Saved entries
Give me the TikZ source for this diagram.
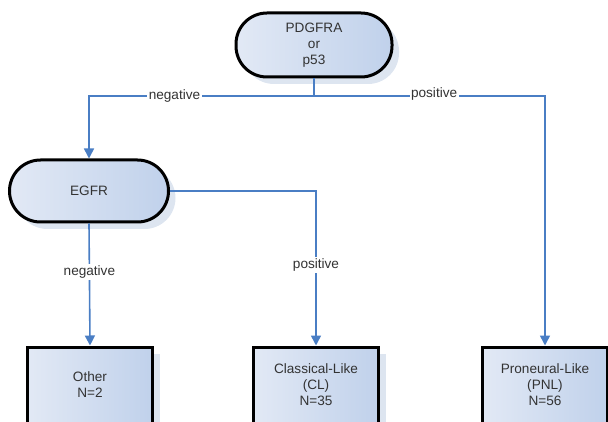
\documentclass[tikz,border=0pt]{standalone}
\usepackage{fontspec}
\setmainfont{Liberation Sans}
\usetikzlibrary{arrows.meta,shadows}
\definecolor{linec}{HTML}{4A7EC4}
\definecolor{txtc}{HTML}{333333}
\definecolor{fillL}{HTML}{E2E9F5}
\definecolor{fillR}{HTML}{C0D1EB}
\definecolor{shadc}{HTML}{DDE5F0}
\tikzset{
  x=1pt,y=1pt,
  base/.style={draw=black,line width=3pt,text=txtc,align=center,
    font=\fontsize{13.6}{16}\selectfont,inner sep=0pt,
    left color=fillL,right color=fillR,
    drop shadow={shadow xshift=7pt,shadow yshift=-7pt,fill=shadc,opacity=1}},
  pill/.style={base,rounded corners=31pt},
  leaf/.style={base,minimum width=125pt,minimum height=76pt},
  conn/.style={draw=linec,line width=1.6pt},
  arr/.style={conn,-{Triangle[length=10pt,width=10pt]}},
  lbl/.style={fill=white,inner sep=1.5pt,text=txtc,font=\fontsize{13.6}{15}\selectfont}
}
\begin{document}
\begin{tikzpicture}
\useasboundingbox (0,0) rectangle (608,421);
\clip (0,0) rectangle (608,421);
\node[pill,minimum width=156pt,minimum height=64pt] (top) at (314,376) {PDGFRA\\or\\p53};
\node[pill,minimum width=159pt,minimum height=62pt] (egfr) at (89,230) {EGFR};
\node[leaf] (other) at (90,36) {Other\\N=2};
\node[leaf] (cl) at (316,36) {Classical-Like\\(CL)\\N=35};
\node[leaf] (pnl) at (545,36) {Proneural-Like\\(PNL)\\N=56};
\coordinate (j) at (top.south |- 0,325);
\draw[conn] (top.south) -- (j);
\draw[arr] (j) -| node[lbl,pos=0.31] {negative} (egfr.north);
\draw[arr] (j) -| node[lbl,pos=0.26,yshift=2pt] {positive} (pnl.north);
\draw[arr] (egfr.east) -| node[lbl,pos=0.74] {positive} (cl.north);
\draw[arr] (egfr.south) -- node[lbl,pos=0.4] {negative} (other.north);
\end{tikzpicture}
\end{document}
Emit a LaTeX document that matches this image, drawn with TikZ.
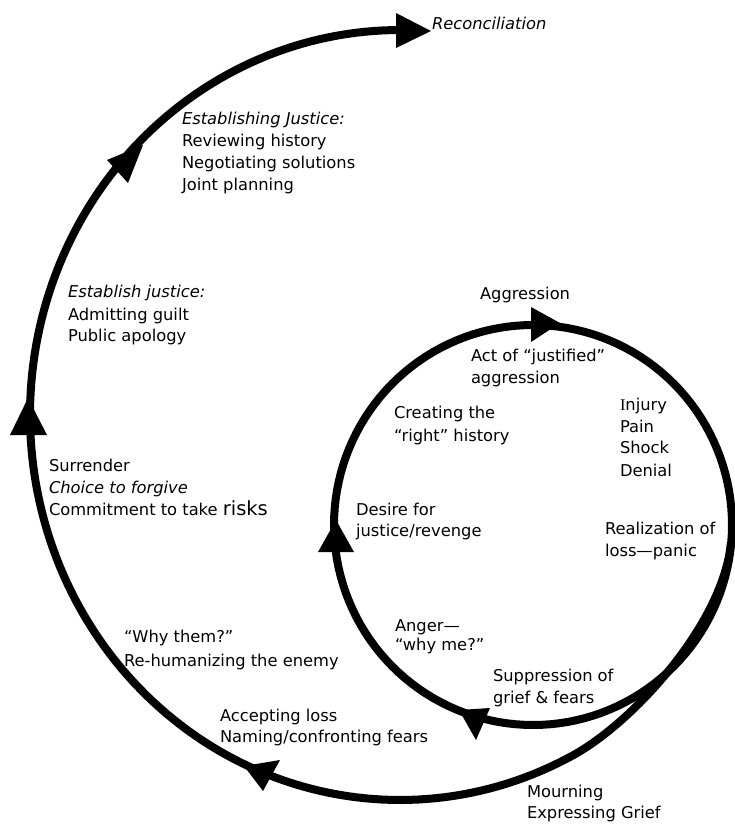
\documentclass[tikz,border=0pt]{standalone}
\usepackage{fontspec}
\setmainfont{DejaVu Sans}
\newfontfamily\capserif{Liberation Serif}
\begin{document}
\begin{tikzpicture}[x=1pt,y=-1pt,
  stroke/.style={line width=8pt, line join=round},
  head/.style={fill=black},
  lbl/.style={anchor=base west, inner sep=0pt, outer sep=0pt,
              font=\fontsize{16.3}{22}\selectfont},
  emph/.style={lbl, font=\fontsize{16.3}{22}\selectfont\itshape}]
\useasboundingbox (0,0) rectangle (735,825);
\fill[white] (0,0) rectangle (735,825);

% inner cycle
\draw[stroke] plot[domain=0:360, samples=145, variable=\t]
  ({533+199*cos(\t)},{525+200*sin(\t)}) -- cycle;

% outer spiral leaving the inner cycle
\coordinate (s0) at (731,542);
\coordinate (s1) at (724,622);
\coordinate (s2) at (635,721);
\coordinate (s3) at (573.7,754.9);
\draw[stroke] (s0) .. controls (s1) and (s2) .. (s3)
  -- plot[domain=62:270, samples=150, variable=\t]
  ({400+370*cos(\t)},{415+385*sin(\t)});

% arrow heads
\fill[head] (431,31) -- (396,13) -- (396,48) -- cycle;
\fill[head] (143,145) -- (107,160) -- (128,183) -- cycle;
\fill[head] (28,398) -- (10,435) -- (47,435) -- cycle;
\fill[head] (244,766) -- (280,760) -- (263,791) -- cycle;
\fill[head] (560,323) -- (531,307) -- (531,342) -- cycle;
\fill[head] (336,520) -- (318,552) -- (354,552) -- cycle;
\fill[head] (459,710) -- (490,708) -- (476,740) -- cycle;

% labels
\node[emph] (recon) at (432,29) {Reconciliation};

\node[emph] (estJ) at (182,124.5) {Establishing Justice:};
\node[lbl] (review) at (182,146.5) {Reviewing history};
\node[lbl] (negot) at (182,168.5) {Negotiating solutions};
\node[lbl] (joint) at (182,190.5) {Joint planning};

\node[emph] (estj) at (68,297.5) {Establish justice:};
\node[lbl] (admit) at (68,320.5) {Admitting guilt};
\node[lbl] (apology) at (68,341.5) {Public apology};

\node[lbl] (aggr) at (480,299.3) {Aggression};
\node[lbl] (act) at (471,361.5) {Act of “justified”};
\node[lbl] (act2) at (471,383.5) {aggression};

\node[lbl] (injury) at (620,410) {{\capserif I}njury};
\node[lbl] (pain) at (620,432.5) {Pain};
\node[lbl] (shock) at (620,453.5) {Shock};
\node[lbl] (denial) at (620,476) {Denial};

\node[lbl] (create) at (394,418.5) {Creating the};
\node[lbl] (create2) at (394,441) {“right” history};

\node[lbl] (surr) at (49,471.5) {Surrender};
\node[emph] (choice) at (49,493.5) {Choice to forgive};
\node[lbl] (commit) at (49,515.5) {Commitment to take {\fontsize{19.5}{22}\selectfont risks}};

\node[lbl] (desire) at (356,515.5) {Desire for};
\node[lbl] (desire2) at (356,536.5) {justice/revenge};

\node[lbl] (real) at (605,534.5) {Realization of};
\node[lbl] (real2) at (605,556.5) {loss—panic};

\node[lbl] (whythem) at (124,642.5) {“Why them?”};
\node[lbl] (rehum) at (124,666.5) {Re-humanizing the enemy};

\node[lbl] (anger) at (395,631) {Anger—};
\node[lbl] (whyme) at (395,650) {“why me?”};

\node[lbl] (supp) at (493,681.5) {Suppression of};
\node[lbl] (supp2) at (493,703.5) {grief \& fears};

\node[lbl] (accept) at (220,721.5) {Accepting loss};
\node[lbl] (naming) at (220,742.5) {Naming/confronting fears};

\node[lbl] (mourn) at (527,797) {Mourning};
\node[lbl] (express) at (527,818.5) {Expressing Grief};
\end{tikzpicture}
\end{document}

- What you need to do -
Give back the entries verbatim. Do not include any picture.

- Exercise answer -
Give me the TikZ source for this diagram.
\documentclass[tikz,border=0pt]{standalone}
\usepackage{fontspec}
\setmainfont{Liberation Sans}
\usetikzlibrary{arrows.meta,shadows}
\definecolor{linec}{HTML}{4A7EC4}
\definecolor{txtc}{HTML}{333333}
\definecolor{fillL}{HTML}{E2E9F5}
\definecolor{fillR}{HTML}{C0D1EB}
\definecolor{shadc}{HTML}{DDE5F0}
\tikzset{
  x=1pt,y=1pt,
  base/.style={draw=black,line width=3pt,text=txtc,align=center,
    font=\fontsize{13.6}{16}\selectfont,inner sep=0pt,
    left color=fillL,right color=fillR,
    drop shadow={shadow xshift=7pt,shadow yshift=-7pt,fill=shadc,opacity=1}},
  pill/.style={base,rounded corners=31pt},
  leaf/.style={base,minimum width=125pt,minimum height=76pt},
  conn/.style={draw=linec,line width=1.6pt},
  arr/.style={conn,-{Triangle[length=10pt,width=10pt]}},
  lbl/.style={fill=white,inner sep=1.5pt,text=txtc,font=\fontsize{13.6}{15}\selectfont}
}
\begin{document}
\begin{tikzpicture}
\useasboundingbox (0,0) rectangle (608,421);
\clip (0,0) rectangle (608,421);
\node[pill,minimum width=156pt,minimum height=64pt] (top) at (314,376) {PDGFRA\\or\\p53};
\node[pill,minimum width=159pt,minimum height=62pt] (egfr) at (89,230) {EGFR};
\node[leaf] (other) at (90,36) {Other\\N=2};
\node[leaf] (cl) at (316,36) {Classical-Like\\(CL)\\N=35};
\node[leaf] (pnl) at (545,36) {Proneural-Like\\(PNL)\\N=56};
\coordinate (j) at (top.south |- 0,325);
\draw[conn] (top.south) -- (j);
\draw[arr] (j) -| node[lbl,pos=0.31] {negative} (egfr.north);
\draw[arr] (j) -| node[lbl,pos=0.26,yshift=2pt] {positive} (pnl.north);
\draw[arr] (egfr.east) -| node[lbl,pos=0.74] {positive} (cl.north);
\draw[arr] (egfr.south) -- node[lbl,pos=0.4] {negative} (other.north);
\end{tikzpicture}
\end{document}
Emit a LaTeX document that matches this image, drawn with TikZ.
\documentclass[tikz,border=0pt]{standalone}
\usepackage{fontspec}
\setmainfont{DejaVu Sans}
\newfontfamily\capserif{Liberation Serif}
\begin{document}
\begin{tikzpicture}[x=1pt,y=-1pt,
  stroke/.style={line width=8pt, line join=round},
  head/.style={fill=black},
  lbl/.style={anchor=base west, inner sep=0pt, outer sep=0pt,
              font=\fontsize{16.3}{22}\selectfont},
  emph/.style={lbl, font=\fontsize{16.3}{22}\selectfont\itshape}]
\useasboundingbox (0,0) rectangle (735,825);
\fill[white] (0,0) rectangle (735,825);

% inner cycle
\draw[stroke] plot[domain=0:360, samples=145, variable=\t]
  ({533+199*cos(\t)},{525+200*sin(\t)}) -- cycle;

% outer spiral leaving the inner cycle
\coordinate (s0) at (731,542);
\coordinate (s1) at (724,622);
\coordinate (s2) at (635,721);
\coordinate (s3) at (573.7,754.9);
\draw[stroke] (s0) .. controls (s1) and (s2) .. (s3)
  -- plot[domain=62:270, samples=150, variable=\t]
  ({400+370*cos(\t)},{415+385*sin(\t)});

% arrow heads
\fill[head] (431,31) -- (396,13) -- (396,48) -- cycle;
\fill[head] (143,145) -- (107,160) -- (128,183) -- cycle;
\fill[head] (28,398) -- (10,435) -- (47,435) -- cycle;
\fill[head] (244,766) -- (280,760) -- (263,791) -- cycle;
\fill[head] (560,323) -- (531,307) -- (531,342) -- cycle;
\fill[head] (336,520) -- (318,552) -- (354,552) -- cycle;
\fill[head] (459,710) -- (490,708) -- (476,740) -- cycle;

% labels
\node[emph] (recon) at (432,29) {Reconciliation};

\node[emph] (estJ) at (182,124.5) {Establishing Justice:};
\node[lbl] (review) at (182,146.5) {Reviewing history};
\node[lbl] (negot) at (182,168.5) {Negotiating solutions};
\node[lbl] (joint) at (182,190.5) {Joint planning};

\node[emph] (estj) at (68,297.5) {Establish justice:};
\node[lbl] (admit) at (68,320.5) {Admitting guilt};
\node[lbl] (apology) at (68,341.5) {Public apology};

\node[lbl] (aggr) at (480,299.3) {Aggression};
\node[lbl] (act) at (471,361.5) {Act of “justified”};
\node[lbl] (act2) at (471,383.5) {aggression};

\node[lbl] (injury) at (620,410) {{\capserif I}njury};
\node[lbl] (pain) at (620,432.5) {Pain};
\node[lbl] (shock) at (620,453.5) {Shock};
\node[lbl] (denial) at (620,476) {Denial};

\node[lbl] (create) at (394,418.5) {Creating the};
\node[lbl] (create2) at (394,441) {“right” history};

\node[lbl] (surr) at (49,471.5) {Surrender};
\node[emph] (choice) at (49,493.5) {Choice to forgive};
\node[lbl] (commit) at (49,515.5) {Commitment to take {\fontsize{19.5}{22}\selectfont risks}};

\node[lbl] (desire) at (356,515.5) {Desire for};
\node[lbl] (desire2) at (356,536.5) {justice/revenge};

\node[lbl] (real) at (605,534.5) {Realization of};
\node[lbl] (real2) at (605,556.5) {loss—panic};

\node[lbl] (whythem) at (124,642.5) {“Why them?”};
\node[lbl] (rehum) at (124,666.5) {Re-humanizing the enemy};

\node[lbl] (anger) at (395,631) {Anger—};
\node[lbl] (whyme) at (395,650) {“why me?”};

\node[lbl] (supp) at (493,681.5) {Suppression of};
\node[lbl] (supp2) at (493,703.5) {grief \& fears};

\node[lbl] (accept) at (220,721.5) {Accepting loss};
\node[lbl] (naming) at (220,742.5) {Naming/confronting fears};

\node[lbl] (mourn) at (527,797) {Mourning};
\node[lbl] (express) at (527,818.5) {Expressing Grief};
\end{tikzpicture}
\end{document}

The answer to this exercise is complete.